Un jour, cela devait être à la radio, j’ai entendu cette voix, cette façon d’interpréter. Je retrouve ensuite cet enregistrement, et ça a été le même choc qu’avec Deller. Là, tout à coup, j’ai entendu comme une « instrumentalisation » de la voix absolument extraordinaire, et je me suis demandé comment une Italienne avait-elle fait pour s’évader de son costume obligatoire - qui serait « faire la Callas », « faire l’italienne » comme au cours du XIXe siècle. Donc, qui est cette chanteuse qui chante dans sa langue, l’italien, qui avait été étouffée pour crier ? Cela m’a donné envie d’écouter tout ce qu’elle faisait, et de la rencontrer pour vérifier la façon dont son corps survit, tout simplement. La dernière fois que je l’ai vue, elle chantait cet air effervescent de Armida de Haydn dirigé par Hernoncourt : quand elle s’enflamme avec Prégardien sur la plage 15 du premier disque : c’est prodigieux ! Du jamais entendu ! L’éroticité de cet enflammement réciproque...

Est-ce que cette phrase du Coeur absolu est liée à la problématique de l’écoute : « Elle se souvient de moi, la musique, c’est elle qui m’écoute en me traversant » ?

J’ai souvent cette impression, oui, que ma mémoire n’est pas à la mesure de ce que la musique « stocke ». Donc, parfois, je suis rattrapé par la musique ; pour quelqu’un qui aime bien chantonner, fredonner intérieurement, c’est comme s’il existait une mémoire préalable. Certains extraits de Proust, là-dessus, sont extrêmement intéressants. Pourquoi la « petite phrase » ? Il est intéressant de voir que c’est sur la partie musicale que le thème sexuel apparaît de la façon la plus précise : la première fois, dans la scène de Montjouvain, avec Mademoiselle Vinteuil et son amie, scène étonnante...

Cette petite musique qui « lui procurait des voluptés particulières » !

Proust perçoit très bien que l’on pourrait faire dire à la musique qu’il y a des choses que la jouissance sexuelle ne sait pas lire ou écrire. Si vous voulez de l’orgiaque extravagant, c’est La clémence de Titus. Cet opéra est en général sous-estimé, on a tort, c’est absolument énorme. On assiste à une véritable séance d’hypnose par la clarinette : de la phallicité dans la musique (rires) !

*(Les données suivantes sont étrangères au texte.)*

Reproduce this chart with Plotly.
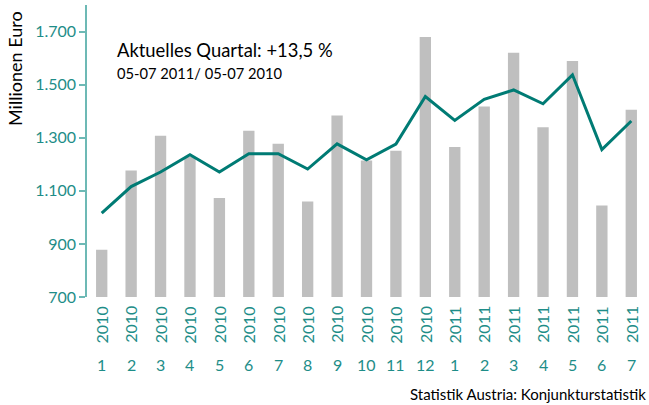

Pensez-vous qu’aujourd’hui, par rapport à l’époque de Mozart, la manière d’entendre la musique a beaucoup changé ?

Qu’est-ce que les gens entendent quand ils écoutent de la musique ? J’insiste beaucoup là-dessus dans Mystérieux Mozart : de quoi parle vraiment la musique. C’est tellement important, dans notre époque de psychanalyse, et je me demande si Freud a au moins cité le nom de Mozart dans ces ?uvres ; il n’aimait pas la musique, mais il aurait dû s’intéresser à la signification de ses opéras. C’est ahurissant, tellement c’est révélé, c’est la chose elle-même ! Maintenant, la question devient de plus en plus compliquée, difficile, lorsqu’on demande aux personnes sensées qui écoutent de la musique : « dites-moi de quoi ça parle ». Alors là, on comprend la superficialité des approches, même chez des gens très cultivés ! Ou alors, on fait entendre une Messe. L’Et incarnatus est, à la fin de celle en ut mineur : voilà un grand mystère, le mystère de l’incarnation : Mozart parle ici de son propre engendrement, dans un corps humain porté par une voix de femme - la sienne, Constance, pour qui il a écrit l’oeuvre. Mozart célèbre la vie humaine dans ce qu’elle a de plus précieux, il en module toutes les finesses et les articulation, la peau, le regard, la saveur... Pourquoi j’insiste sur la musique, sur celle-ci en particulier ? Parce qu’il y a une prise en main quasi pornographique du réel. Il faut toujours revenir à la musique, qui nous parle beaucoup plus savamment que tout autre langage.